__WRITTEN INSTRUCTION__: Quote every line as written. Omit pictures.
** Start SUPPLIED INFORMATION **
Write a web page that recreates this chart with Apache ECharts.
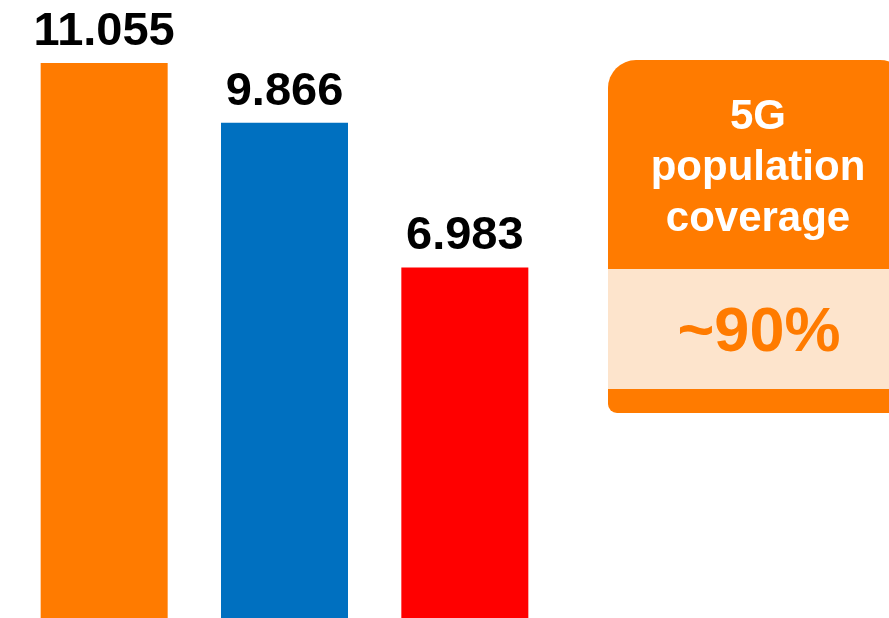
<!DOCTYPE html>
<html>
<head>
<meta charset="utf-8">
<style>
  html, body { margin: 0; padding: 0; background: #ffffff; }
  #chart { width: 889px; height: 618px; }
</style>
<script src="https://cdn.jsdelivr.net/npm/echarts@6/dist/echarts.min.js"></script>
</head>
<body>
<div id="chart"></div>
<script>
// Subscriber totals per bar and their fill colours
const categories = ['A', 'B', 'C'];
const values = [11.055, 9.866, 6.983];
const barColors = ['#FF7B00', '#0070C0', '#FF0000'];

// Callout panel text
const calloutTitle = ['5G', 'population', 'coverage'];
const calloutValue = '~90%';

const FONT = '"Liberation Sans", Arial, Helvetica, sans-serif';
const ORANGE = '#FF7B00';
const PEACH = '#FDE4CC';

const chart = echarts.init(document.getElementById('chart'), null, { renderer: 'canvas' });

chart.setOption({
  animation: false,
  backgroundColor: '#ffffff',
  grid: { left: 14, width: 541, top: 63, bottom: 0, containLabel: false },
  xAxis: {
    type: 'category',
    data: categories,
    show: false
  },
  yAxis: {
    type: 'value',
    min: 0,
    max: 'dataMax',
    show: false
  },
  series: [{
    type: 'bar',
    barWidth: 127,
    data: values.map((v, i) => ({ value: v, itemStyle: { color: barColors[i] } })),
    label: {
      show: true,
      position: 'top',
      distance: 8,
      fontFamily: FONT,
      fontWeight: 'bold',
      fontSize: 47,
      lineHeight: 46,
      color: '#000000',
      formatter: p => p.value.toFixed(3)
    }
  }],
  graphic: [
    {
      type: 'rect',
      shape: { x: 608, y: 60, width: 300, height: 353, r: [28, 28, 9, 9] },
      style: { fill: ORANGE }
    },
    {
      type: 'rect',
      shape: { x: 608, y: 269, width: 300, height: 120 },
      style: { fill: PEACH }
    },
    {
      type: 'text',
      x: 758,
      y: 168,
      style: {
        text: calloutTitle.join('\n'),
        fill: '#ffffff',
        font: 'bold 42px ' + FONT,
        lineHeight: 51,
        align: 'center',
        verticalAlign: 'middle'
      }
    },
    {
      type: 'text',
      x: 759,
      y: 334,
      style: {
        text: calloutValue,
        fill: ORANGE,
        font: 'bold 63px ' + FONT,
        align: 'center',
        verticalAlign: 'middle'
      }
    }
  ]
});
</script>
</body>
</html>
** End SUPPLIED INFORMATION **
__TASK RESULT__:
Write a web page that recreates this chart with Apache ECharts.
<!DOCTYPE html>
<html>
<head>
<meta charset="utf-8">
<style>
  html, body { margin: 0; padding: 0; background: #ffffff; }
  #chart { width: 889px; height: 618px; }
</style>
<script src="https://cdn.jsdelivr.net/npm/echarts@6/dist/echarts.min.js"></script>
</head>
<body>
<div id="chart"></div>
<script>
// Subscriber totals per bar and their fill colours
const categories = ['A', 'B', 'C'];
const values = [11.055, 9.866, 6.983];
const barColors = ['#FF7B00', '#0070C0', '#FF0000'];

// Callout panel text
const calloutTitle = ['5G', 'population', 'coverage'];
const calloutValue = '~90%';

const FONT = '"Liberation Sans", Arial, Helvetica, sans-serif';
const ORANGE = '#FF7B00';
const PEACH = '#FDE4CC';

const chart = echarts.init(document.getElementById('chart'), null, { renderer: 'canvas' });

chart.setOption({
  animation: false,
  backgroundColor: '#ffffff',
  grid: { left: 14, width: 541, top: 63, bottom: 0, containLabel: false },
  xAxis: {
    type: 'category',
    data: categories,
    show: false
  },
  yAxis: {
    type: 'value',
    min: 0,
    max: 'dataMax',
    show: false
  },
  series: [{
    type: 'bar',
    barWidth: 127,
    data: values.map((v, i) => ({ value: v, itemStyle: { color: barColors[i] } })),
    label: {
      show: true,
      position: 'top',
      distance: 8,
      fontFamily: FONT,
      fontWeight: 'bold',
      fontSize: 47,
      lineHeight: 46,
      color: '#000000',
      formatter: p => p.value.toFixed(3)
    }
  }],
  graphic: [
    {
      type: 'rect',
      shape: { x: 608, y: 60, width: 300, height: 353, r: [28, 28, 9, 9] },
      style: { fill: ORANGE }
    },
    {
      type: 'rect',
      shape: { x: 608, y: 269, width: 300, height: 120 },
      style: { fill: PEACH }
    },
    {
      type: 'text',
      x: 758,
      y: 168,
      style: {
        text: calloutTitle.join('\n'),
        fill: '#ffffff',
        font: 'bold 42px ' + FONT,
        lineHeight: 51,
        align: 'center',
        verticalAlign: 'middle'
      }
    },
    {
      type: 'text',
      x: 759,
      y: 334,
      style: {
        text: calloutValue,
        fill: ORANGE,
        font: 'bold 63px ' + FONT,
        align: 'center',
        verticalAlign: 'middle'
      }
    }
  ]
});
</script>
</body>
</html>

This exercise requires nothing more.